### [REQUIREMENT]
Beginning with the first line, set down every line through the one containing "import * as", exactly as it appears, but not the pictures.

### [RECORDED INFORMATION]

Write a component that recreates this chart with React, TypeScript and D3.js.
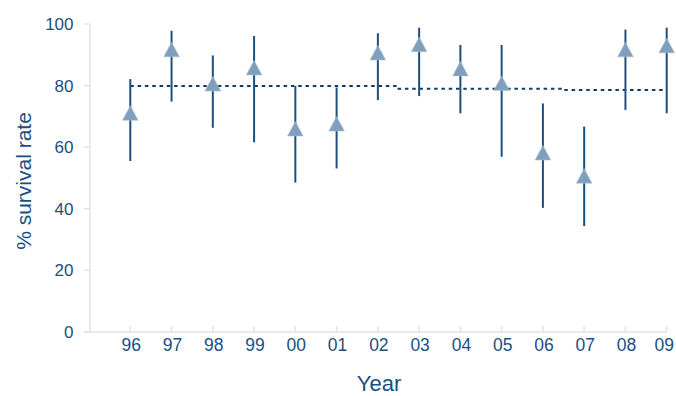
import React, { useEffect, useRef } from "react";
import * as d3 from "d3";

const years = ["96", "97", "98", "99", "00", "01", "02", "03", "04", "05", "06", "07", "08", "09"];
const survival = [71, 91.6, 80.5, 85.7, 65.9, 67.5, 90.6, 93.3, 85.4, 80.7, 58.1, 50.6, 91.6, 92.9];
const upper = [82.1, 97.8, 89.8, 96.1, 79.9, 79.4, 97, 98.8, 93.2, 93.2, 74.2, 66.7, 98.2, 98.8];
const lower = [55.5, 74.8, 66.3, 61.6, 48.5, 53.1, 75.3, 76.6, 71, 56.9, 40.3, 34.4, 72.1, 71];
const meanRate = [79.9, 79.9, 79.9, 79.9, 79.9, 79.9, 79.9, 79.0, 79.0, 79.0, 79.0, 78.6, 78.6, 78.6];
const yTicks = [0, 20, 40, 60, 80, 100];

const textColor = "#1a4f84";
const barColor = "#1d4f7e";
const markColor = "#809fbc";
const axisColor = "#dde4ec";
const font = "'Liberation Sans', Arial, sans-serif";

function SurvivalChart() {
  const svgRef = useRef(null);
  const svgWidth = 676;
  const svgHeight = 396;

  useEffect(() => {
    const svg = d3.select(svgRef.current);
    svg.selectAll("*").remove();

    const x = d3.scalePoint().domain(years).range([130.3, 666.7]);
    const y = d3.scaleLinear().domain([0, 100]).range([332, 24]);
    const x0 = 90;

    // axes
    svg
      .append("line")
      .attr("x1", x0)
      .attr("x2", x0)
      .attr("y1", y(100))
      .attr("y2", y(0))
      .attr("stroke", axisColor)
      .attr("stroke-width", 1.5);

    svg
      .append("line")
      .attr("x1", x0 - 6)
      .attr("x2", x("09"))
      .attr("y1", y(0))
      .attr("y2", y(0))
      .attr("stroke", axisColor)
      .attr("stroke-width", 1.5);

    yTicks.forEach((t) => {
      svg
        .append("line")
        .attr("x1", x0 - 6)
        .attr("x2", x0)
        .attr("y1", y(t))
        .attr("y2", y(t))
        .attr("stroke", axisColor)
        .attr("stroke-width", 1.5);
      svg
        .append("text")
        .attr("x", 73.5)
        .attr("y", y(t) + 6)
        .attr("text-anchor", "end")
        .style("font-family", font)
        .style("font-size", "17px")
        .attr("fill", textColor)
        .text(t);
    });

    years.forEach((yr, i) => {
      svg
        .append("line")
        .attr("x1", x(yr))
        .attr("x2", x(yr))
        .attr("y1", y(0) - 6)
        .attr("y2", y(0))
        .attr("stroke", axisColor)
        .attr("stroke-width", 1.5);
      svg
        .append("text")
        .attr("x", i === years.length - 1 ? x(yr) - 2.5 : x(yr) + 1)
        .attr("y", 351)
        .attr("text-anchor", "middle")
        .style("font-family", font)
        .style("font-size", "17.5px")
        .attr("fill", textColor)
        .text(yr);
    });

    // mean line
    const meanLine = d3
      .line()
      .x((d, i) => x(years[i]))
      .y((d) => y(d))
      .curve(d3.curveStep);

    svg
      .append("path")
      .attr("d", meanLine(meanRate))
      .attr("fill", "none")
      .attr("stroke", "#0e3d6a")
      .attr("stroke-width", 2)
      .attr("stroke-dasharray", "3.5,3.8");

    // error bars
    svg
      .selectAll(".err")
      .data(years)
      .enter()
      .append("line")
      .attr("class", "err")
      .attr("x1", (d) => x(d))
      .attr("x2", (d) => x(d))
      .attr("y1", (d, i) => y(upper[i]))
      .attr("y2", (d, i) => y(lower[i]))
      .attr("stroke", barColor)
      .attr("stroke-width", 2);

    // triangles
    svg
      .selectAll(".pt")
      .data(years)
      .enter()
      .append("path")
      .attr("class", "pt")
      .attr("d", (d, i) => {
        const cx = x(d);
        const cy = y(survival[i]);
        return `M${cx},${cy - 7.5}L${cx + 7.8},${cy + 7}L${cx - 7.8},${cy + 7}Z`;
      })
      .attr("fill", markColor)
      .attr("stroke", "#a9bfd4")
      .attr("stroke-width", 0.6);

    // axis titles
    svg
      .append("text")
      .attr("x", 379)
      .attr("y", 391)
      .attr("text-anchor", "middle")
      .style("font-family", font)
      .style("font-size", "22px")
      .attr("fill", textColor)
      .text("Year");

    svg
      .append("text")
      .attr("transform", `translate(31,181) rotate(-90)`)
      .attr("text-anchor", "middle")
      .style("font-family", font)
      .style("font-size", "21px")
      .attr("fill", textColor)
      .text("% survival rate");
  }, []);

  return (
    <div>
      <style>{"body{margin:0}"}</style>
      <svg ref={svgRef} width={svgWidth} height={svgHeight} style={{ display: "block" }}></svg>
    </div>
  );
}

export default function App() {
  return <SurvivalChart />;
}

### [ANSWER IN FULL]
Write a component that recreates this chart with React, TypeScript and D3.js.
import React, { useEffect, useRef } from "react";
import * as d3 from "d3";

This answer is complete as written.